◆ Job ◆
Find the lines of data that contain the string "this", then list them.

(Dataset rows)
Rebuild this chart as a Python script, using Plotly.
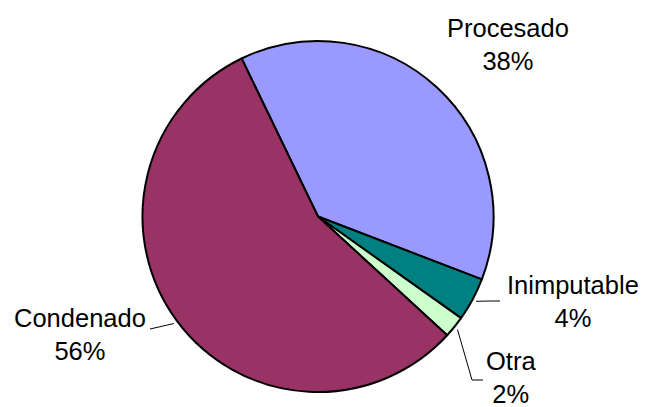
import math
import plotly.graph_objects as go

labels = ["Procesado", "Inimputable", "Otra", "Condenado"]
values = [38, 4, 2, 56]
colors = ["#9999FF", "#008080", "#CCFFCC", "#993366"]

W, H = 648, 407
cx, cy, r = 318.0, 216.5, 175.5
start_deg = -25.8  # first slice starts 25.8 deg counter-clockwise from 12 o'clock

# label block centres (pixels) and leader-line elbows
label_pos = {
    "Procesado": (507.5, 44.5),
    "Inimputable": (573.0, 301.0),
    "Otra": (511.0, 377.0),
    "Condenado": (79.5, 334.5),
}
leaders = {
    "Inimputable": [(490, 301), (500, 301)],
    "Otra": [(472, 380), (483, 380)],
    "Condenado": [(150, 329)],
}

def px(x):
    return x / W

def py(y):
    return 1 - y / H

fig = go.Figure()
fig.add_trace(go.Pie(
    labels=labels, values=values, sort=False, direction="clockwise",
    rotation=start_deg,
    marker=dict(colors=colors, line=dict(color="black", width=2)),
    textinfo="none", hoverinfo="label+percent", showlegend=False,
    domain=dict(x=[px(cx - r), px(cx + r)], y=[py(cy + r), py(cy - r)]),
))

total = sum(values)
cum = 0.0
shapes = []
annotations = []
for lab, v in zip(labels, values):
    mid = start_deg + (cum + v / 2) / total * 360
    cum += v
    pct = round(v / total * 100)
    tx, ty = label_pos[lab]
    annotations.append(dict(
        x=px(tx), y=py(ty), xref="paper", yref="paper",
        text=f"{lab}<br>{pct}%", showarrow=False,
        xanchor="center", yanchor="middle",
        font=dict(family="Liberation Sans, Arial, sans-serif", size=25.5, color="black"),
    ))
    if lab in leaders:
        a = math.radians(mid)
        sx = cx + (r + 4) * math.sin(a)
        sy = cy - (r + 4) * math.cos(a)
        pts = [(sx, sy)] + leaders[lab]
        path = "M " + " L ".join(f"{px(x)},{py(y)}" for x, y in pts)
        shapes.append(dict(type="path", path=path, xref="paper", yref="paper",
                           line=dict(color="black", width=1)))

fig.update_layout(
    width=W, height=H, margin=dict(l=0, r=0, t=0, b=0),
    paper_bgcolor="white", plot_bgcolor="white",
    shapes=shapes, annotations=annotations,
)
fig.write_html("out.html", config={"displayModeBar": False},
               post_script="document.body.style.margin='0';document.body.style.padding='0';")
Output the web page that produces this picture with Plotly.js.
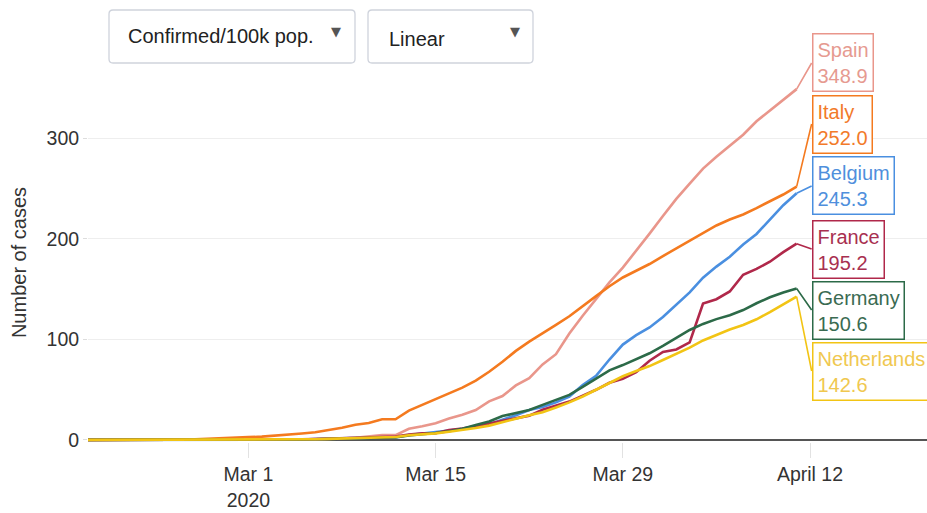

◆ Response below ◆
Rebuild this chart as a Python script, using Plotly.
Output the web page that produces this picture with Plotly.js.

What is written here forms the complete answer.